People often wonder why it is that critics get to do what they do. What special qualifications do the have? What makes them smarter than the average Joe when it comes to the art of film? After all, they sure don’t seem any smarter. Why do they get to do what they do?

For those of you who want an answer, here is the dynamic duo of film critics, America’s “let’s simplify the art of film to a couple of fingers” TV-Celeb reviewers, Siskel & Ebert, explaining the secrets of their in-depth critical strategies. Enjoy.

We now take you back to our regularly scheduled critiques.

4 Responses to “We Interrupt This Blog for a Brief Message From Our Sponsor”

  1. Dan Tester Says:

    I just wish I would have known we had this kind of technology when I posted my “First Annual Testie Awards” a few months ago. I wish I knew we could actually post the clip on the site, without having to provide a link. In my blog, I just provided links to the YOUTUBE clips. And half the time, you have to completely exit CINEMASPEAK because YOUTUBE offers no “back click” to the originator. Fuckers.

    But I should be used to it, I suppose. Technological progress has never been kind to my Testies, and industry respect has often been hard to grasp. Hollywood has never taken a shine to my Testies, even though I personally hold my Testies in high regard. Nightly.

  2. the memster Says:

    don’t take it so harshly, my man- your neo-luddite tendencies are acutally cool and hip. you’re so “retro” with your clunky links, it’s going to propel this blog to the top. just you watch. take solace in your techno-ignorance. the kids are digging it!

  3. Dan Tester Says:

    I always knew that someday I would excel in something, but who ever figured it would be ignorance. I can tell you for sure, now that I have come to terms with it, that is truly is bliss.

    Now, you must excuse me. I must go party like it’s 1979.

  4. Dan Tester Says:

    Actually, Memo, your reference to my being “neo-luddite” reminded me of a story from my past. I will try to be brief…

    A former girlfriend demanded that I attend the Getty Museum with her in Los Angeles a few years ago, soon after it opened. I didn’t really want to go, because art museums are usually interesting for the first five paintings, and then it is just an endless trip of standing amongst weird pseudo-art historians who expound upon the import of each drop of paint. Not my bag. But I went anyway.

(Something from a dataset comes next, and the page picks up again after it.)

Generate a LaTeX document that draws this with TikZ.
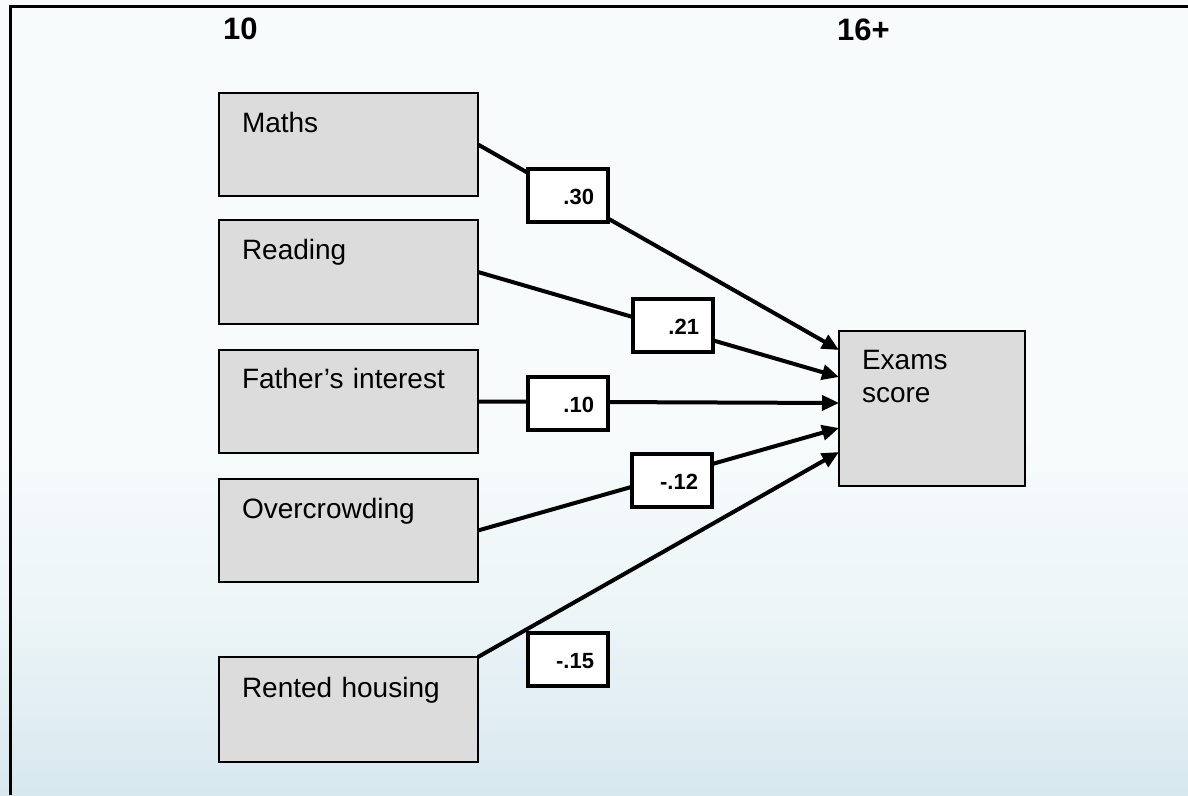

    Hey, I am an appreciator of the painted arts, but my appreciation comes mainly from the fact that a human being can put brush to paper and actually convey something that looks even remotely like a tree, or a lakefront, or a guy in a boat. I am amazed at that. It is true talent. But most of these “art” knuckleheads are always trying to find the “meaning of life” in those paintings. It just irritates me. It’s fuckin’ paint on canvas.

    But anyway…I remember about an hour or so into the experience, I had wandered away by myself, mostly trying to distract myself enough that I forgot that I had been in an art museum for an hour.

    I wandered over to check out a hideous painting of nothingness, which was of course surrounded by the “central casting” collection of artsy knuckleheads evaluating it’s worth. I heard all sorts of hilarious things. “It resembles Mussolini’s final moments”…”It perfectly depicts a caterpillar’s arc to butterflyness”…”It represents the world’s hatred of the French”…”It is a mixture of Jesus Christ and Gary Busey immediately after Gary crashed his motorcycle right across from the dealership that he had just purchased the motorcycle from”…all sorts of nonsense…

    As I stood in absolute wonder, a fellow wearing headphones and bad short pants staggered toward me, admiring the painting. He must have thought I was admiring it as well, but in truth I was just listening to the jerkoffs around me.

    After a few moments, he yanked down his headphones and turned to me and asked “Do you know the style of this painting?”

    And I responded…”I believe this style is called neo-archaic.”

    He nodded, reassured, flopped his headphones back onto his head, and staggered away.

    I hope I started a new renaissance that day.